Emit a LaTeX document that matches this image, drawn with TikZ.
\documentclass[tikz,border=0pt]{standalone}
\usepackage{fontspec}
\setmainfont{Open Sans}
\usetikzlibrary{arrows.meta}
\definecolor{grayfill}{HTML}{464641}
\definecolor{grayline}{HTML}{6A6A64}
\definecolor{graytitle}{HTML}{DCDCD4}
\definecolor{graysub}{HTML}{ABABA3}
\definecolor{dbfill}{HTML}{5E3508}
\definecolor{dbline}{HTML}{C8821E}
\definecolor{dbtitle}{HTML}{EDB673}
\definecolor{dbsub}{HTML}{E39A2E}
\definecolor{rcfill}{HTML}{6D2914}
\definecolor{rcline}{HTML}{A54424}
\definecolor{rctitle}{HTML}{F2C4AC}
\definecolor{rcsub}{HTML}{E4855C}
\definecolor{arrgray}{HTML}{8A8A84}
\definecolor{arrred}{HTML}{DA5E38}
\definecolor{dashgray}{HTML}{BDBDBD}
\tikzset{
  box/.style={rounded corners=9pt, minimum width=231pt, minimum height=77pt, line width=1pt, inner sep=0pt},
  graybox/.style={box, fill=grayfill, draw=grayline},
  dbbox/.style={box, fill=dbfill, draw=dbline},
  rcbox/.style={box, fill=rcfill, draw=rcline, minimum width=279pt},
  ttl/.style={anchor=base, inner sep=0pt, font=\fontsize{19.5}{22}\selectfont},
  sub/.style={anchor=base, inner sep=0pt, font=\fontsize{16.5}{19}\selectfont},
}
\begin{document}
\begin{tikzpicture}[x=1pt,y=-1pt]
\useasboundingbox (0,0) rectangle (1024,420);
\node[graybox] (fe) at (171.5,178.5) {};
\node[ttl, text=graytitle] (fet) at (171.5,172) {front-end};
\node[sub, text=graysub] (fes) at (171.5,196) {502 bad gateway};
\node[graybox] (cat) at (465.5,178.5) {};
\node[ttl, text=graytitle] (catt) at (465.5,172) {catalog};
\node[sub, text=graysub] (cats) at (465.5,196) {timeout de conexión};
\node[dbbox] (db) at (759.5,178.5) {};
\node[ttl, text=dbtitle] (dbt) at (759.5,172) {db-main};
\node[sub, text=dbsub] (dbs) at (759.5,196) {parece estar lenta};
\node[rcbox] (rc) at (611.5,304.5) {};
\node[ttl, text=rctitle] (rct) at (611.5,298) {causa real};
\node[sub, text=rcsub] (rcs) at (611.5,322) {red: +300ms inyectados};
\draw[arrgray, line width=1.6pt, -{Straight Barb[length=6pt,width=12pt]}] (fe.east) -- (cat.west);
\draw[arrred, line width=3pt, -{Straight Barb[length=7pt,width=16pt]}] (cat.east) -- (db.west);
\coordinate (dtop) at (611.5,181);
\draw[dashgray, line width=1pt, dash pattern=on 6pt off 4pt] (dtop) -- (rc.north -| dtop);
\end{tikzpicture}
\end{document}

——

- [TASK BRIEF]
Transcribe the data above in full, exactly.

- [SOLUTION TO THE PROBLEM]
Emit a LaTeX document that matches this image, drawn with TikZ.
\documentclass[tikz,border=0pt]{standalone}
\usepackage{fontspec}
\setmainfont{Open Sans}
\usetikzlibrary{arrows.meta}
\definecolor{grayfill}{HTML}{464641}
\definecolor{grayline}{HTML}{6A6A64}
\definecolor{graytitle}{HTML}{DCDCD4}
\definecolor{graysub}{HTML}{ABABA3}
\definecolor{dbfill}{HTML}{5E3508}
\definecolor{dbline}{HTML}{C8821E}
\definecolor{dbtitle}{HTML}{EDB673}
\definecolor{dbsub}{HTML}{E39A2E}
\definecolor{rcfill}{HTML}{6D2914}
\definecolor{rcline}{HTML}{A54424}
\definecolor{rctitle}{HTML}{F2C4AC}
\definecolor{rcsub}{HTML}{E4855C}
\definecolor{arrgray}{HTML}{8A8A84}
\definecolor{arrred}{HTML}{DA5E38}
\definecolor{dashgray}{HTML}{BDBDBD}
\tikzset{
  box/.style={rounded corners=9pt, minimum width=231pt, minimum height=77pt, line width=1pt, inner sep=0pt},
  graybox/.style={box, fill=grayfill, draw=grayline},
  dbbox/.style={box, fill=dbfill, draw=dbline},
  rcbox/.style={box, fill=rcfill, draw=rcline, minimum width=279pt},
  ttl/.style={anchor=base, inner sep=0pt, font=\fontsize{19.5}{22}\selectfont},
  sub/.style={anchor=base, inner sep=0pt, font=\fontsize{16.5}{19}\selectfont},
}
\begin{document}
\begin{tikzpicture}[x=1pt,y=-1pt]
\useasboundingbox (0,0) rectangle (1024,420);
\node[graybox] (fe) at (171.5,178.5) {};
\node[ttl, text=graytitle] (fet) at (171.5,172) {front-end};
\node[sub, text=graysub] (fes) at (171.5,196) {502 bad gateway};
\node[graybox] (cat) at (465.5,178.5) {};
\node[ttl, text=graytitle] (catt) at (465.5,172) {catalog};
\node[sub, text=graysub] (cats) at (465.5,196) {timeout de conexión};
\node[dbbox] (db) at (759.5,178.5) {};
\node[ttl, text=dbtitle] (dbt) at (759.5,172) {db-main};
\node[sub, text=dbsub] (dbs) at (759.5,196) {parece estar lenta};
\node[rcbox] (rc) at (611.5,304.5) {};
\node[ttl, text=rctitle] (rct) at (611.5,298) {causa real};
\node[sub, text=rcsub] (rcs) at (611.5,322) {red: +300ms inyectados};
\draw[arrgray, line width=1.6pt, -{Straight Barb[length=6pt,width=12pt]}] (fe.east) -- (cat.west);
\draw[arrred, line width=3pt, -{Straight Barb[length=7pt,width=16pt]}] (cat.east) -- (db.west);
\coordinate (dtop) at (611.5,181);
\draw[dashgray, line width=1pt, dash pattern=on 6pt off 4pt] (dtop) -- (rc.north -| dtop);
\end{tikzpicture}
\end{document}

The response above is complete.